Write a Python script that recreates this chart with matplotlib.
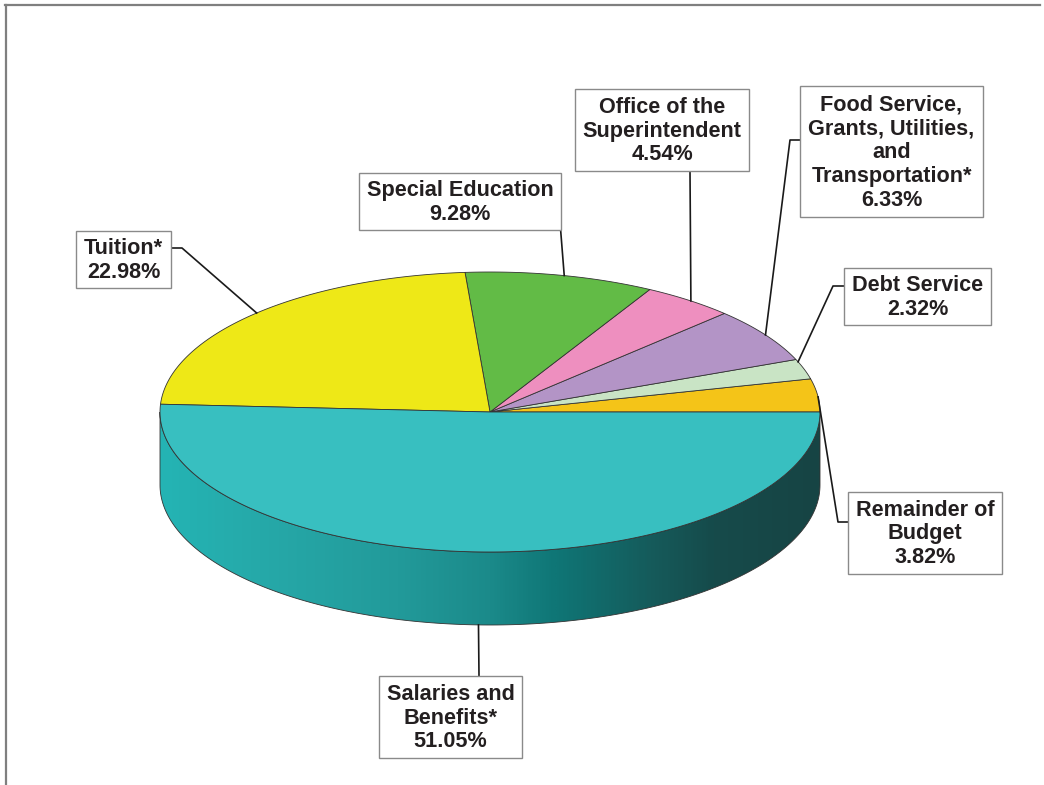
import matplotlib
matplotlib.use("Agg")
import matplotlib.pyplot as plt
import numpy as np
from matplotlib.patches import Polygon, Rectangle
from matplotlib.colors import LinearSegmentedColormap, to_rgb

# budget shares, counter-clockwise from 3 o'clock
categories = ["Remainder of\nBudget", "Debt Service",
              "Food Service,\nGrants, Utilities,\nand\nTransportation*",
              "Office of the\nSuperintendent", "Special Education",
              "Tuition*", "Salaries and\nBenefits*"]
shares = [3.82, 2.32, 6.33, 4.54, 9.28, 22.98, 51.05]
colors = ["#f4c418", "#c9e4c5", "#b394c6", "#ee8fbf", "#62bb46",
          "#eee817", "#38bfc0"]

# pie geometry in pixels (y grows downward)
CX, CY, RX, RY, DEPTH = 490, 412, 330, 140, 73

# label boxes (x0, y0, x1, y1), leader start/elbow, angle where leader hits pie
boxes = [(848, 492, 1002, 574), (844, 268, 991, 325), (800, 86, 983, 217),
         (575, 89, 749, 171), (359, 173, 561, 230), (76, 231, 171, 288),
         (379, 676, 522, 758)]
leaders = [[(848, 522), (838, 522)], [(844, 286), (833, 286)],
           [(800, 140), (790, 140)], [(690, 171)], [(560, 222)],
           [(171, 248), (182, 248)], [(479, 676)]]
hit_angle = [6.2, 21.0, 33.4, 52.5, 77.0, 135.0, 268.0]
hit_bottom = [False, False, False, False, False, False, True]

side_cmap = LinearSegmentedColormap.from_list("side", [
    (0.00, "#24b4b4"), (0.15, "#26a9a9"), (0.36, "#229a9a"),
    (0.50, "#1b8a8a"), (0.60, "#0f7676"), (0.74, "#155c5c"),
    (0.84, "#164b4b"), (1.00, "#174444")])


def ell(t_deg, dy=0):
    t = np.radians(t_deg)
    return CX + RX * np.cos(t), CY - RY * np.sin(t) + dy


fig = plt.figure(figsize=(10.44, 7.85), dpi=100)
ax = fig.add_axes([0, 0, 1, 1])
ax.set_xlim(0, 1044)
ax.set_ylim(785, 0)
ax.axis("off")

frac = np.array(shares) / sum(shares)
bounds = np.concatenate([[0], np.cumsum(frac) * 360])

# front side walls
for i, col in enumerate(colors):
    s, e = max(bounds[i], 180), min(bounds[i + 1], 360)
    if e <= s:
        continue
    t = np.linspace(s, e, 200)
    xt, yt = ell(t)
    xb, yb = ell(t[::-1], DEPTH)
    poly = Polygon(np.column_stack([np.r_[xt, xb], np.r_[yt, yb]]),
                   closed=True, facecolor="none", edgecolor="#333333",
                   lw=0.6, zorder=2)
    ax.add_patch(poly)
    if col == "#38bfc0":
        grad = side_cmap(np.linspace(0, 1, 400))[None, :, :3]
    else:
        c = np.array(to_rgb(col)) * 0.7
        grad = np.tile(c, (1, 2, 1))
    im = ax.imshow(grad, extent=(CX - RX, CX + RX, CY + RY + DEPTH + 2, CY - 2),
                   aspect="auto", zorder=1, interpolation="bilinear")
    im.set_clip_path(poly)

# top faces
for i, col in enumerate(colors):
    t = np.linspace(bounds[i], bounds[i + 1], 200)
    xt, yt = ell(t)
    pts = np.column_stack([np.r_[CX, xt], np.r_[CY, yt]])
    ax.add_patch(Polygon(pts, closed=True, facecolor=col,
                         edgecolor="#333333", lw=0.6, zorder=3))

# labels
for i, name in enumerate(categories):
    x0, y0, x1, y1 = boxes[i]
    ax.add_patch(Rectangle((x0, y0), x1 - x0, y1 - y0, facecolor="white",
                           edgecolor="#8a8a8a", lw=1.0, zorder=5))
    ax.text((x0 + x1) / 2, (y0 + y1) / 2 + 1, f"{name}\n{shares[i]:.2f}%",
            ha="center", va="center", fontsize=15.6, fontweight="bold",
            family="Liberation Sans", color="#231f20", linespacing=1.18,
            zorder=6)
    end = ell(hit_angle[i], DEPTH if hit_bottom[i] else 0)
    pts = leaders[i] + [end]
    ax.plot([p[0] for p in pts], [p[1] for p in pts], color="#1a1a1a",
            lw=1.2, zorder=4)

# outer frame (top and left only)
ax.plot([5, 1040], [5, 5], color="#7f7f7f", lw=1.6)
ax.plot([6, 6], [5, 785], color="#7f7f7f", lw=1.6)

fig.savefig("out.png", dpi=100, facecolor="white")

* * *

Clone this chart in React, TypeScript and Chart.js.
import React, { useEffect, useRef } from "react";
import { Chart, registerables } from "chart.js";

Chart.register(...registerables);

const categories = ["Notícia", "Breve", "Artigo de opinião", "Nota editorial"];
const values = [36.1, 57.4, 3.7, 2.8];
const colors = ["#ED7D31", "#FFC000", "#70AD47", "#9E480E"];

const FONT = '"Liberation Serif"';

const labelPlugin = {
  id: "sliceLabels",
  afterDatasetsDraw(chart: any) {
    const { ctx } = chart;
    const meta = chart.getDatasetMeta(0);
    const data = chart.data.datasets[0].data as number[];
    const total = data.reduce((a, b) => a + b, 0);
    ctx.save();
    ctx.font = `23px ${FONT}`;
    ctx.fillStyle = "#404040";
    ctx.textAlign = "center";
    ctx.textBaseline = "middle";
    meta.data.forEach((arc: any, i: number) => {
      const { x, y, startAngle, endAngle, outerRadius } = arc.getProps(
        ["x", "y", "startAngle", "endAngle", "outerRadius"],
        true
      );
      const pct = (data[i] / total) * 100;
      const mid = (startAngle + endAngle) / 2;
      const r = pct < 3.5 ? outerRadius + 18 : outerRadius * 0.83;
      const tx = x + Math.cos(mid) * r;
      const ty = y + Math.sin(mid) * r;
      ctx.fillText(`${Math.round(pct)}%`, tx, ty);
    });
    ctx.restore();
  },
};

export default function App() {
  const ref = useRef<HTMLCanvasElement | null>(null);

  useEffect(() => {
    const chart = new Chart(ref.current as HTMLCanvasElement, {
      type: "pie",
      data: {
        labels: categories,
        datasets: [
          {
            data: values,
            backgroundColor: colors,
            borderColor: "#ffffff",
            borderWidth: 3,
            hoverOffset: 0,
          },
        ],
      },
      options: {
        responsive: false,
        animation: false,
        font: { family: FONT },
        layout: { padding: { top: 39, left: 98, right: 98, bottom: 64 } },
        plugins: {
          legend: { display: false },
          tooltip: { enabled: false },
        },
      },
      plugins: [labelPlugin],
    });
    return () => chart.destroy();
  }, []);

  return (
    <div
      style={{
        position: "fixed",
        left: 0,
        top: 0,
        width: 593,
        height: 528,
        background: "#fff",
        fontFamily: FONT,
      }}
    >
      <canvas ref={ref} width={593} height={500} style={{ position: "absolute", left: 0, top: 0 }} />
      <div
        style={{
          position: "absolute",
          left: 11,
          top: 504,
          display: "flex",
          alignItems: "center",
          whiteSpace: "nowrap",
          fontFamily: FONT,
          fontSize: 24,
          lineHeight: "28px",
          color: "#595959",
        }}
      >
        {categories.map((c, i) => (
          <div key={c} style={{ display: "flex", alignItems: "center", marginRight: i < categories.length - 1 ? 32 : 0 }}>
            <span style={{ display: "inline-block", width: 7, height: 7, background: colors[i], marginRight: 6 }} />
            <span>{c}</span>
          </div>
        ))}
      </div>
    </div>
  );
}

---

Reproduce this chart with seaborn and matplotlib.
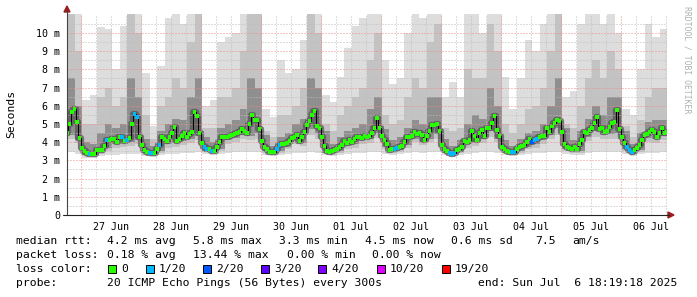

PROBLEM DETAILS: What's needed is an exact copy of the lines above from the one with "Write a Python" through the one with "bounds = np.concatenate([[0], np.cumsum(frac)", both included; the pictures stay out.

FINAL RESULT:
Write a Python script that recreates this chart with matplotlib.
import matplotlib
matplotlib.use("Agg")
import matplotlib.pyplot as plt
import numpy as np
from matplotlib.patches import Polygon, Rectangle
from matplotlib.colors import LinearSegmentedColormap, to_rgb

# budget shares, counter-clockwise from 3 o'clock
categories = ["Remainder of\nBudget", "Debt Service",
              "Food Service,\nGrants, Utilities,\nand\nTransportation*",
              "Office of the\nSuperintendent", "Special Education",
              "Tuition*", "Salaries and\nBenefits*"]
shares = [3.82, 2.32, 6.33, 4.54, 9.28, 22.98, 51.05]
colors = ["#f4c418", "#c9e4c5", "#b394c6", "#ee8fbf", "#62bb46",
          "#eee817", "#38bfc0"]

# pie geometry in pixels (y grows downward)
CX, CY, RX, RY, DEPTH = 490, 412, 330, 140, 73

# label boxes (x0, y0, x1, y1), leader start/elbow, angle where leader hits pie
boxes = [(848, 492, 1002, 574), (844, 268, 991, 325), (800, 86, 983, 217),
         (575, 89, 749, 171), (359, 173, 561, 230), (76, 231, 171, 288),
         (379, 676, 522, 758)]
leaders = [[(848, 522), (838, 522)], [(844, 286), (833, 286)],
           [(800, 140), (790, 140)], [(690, 171)], [(560, 222)],
           [(171, 248), (182, 248)], [(479, 676)]]
hit_angle = [6.2, 21.0, 33.4, 52.5, 77.0, 135.0, 268.0]
hit_bottom = [False, False, False, False, False, False, True]

side_cmap = LinearSegmentedColormap.from_list("side", [
    (0.00, "#24b4b4"), (0.15, "#26a9a9"), (0.36, "#229a9a"),
    (0.50, "#1b8a8a"), (0.60, "#0f7676"), (0.74, "#155c5c"),
    (0.84, "#164b4b"), (1.00, "#174444")])


def ell(t_deg, dy=0):
    t = np.radians(t_deg)
    return CX + RX * np.cos(t), CY - RY * np.sin(t) + dy


fig = plt.figure(figsize=(10.44, 7.85), dpi=100)
ax = fig.add_axes([0, 0, 1, 1])
ax.set_xlim(0, 1044)
ax.set_ylim(785, 0)
ax.axis("off")

frac = np.array(shares) / sum(shares)
bounds = np.concatenate([[0], np.cumsum(frac) * 360])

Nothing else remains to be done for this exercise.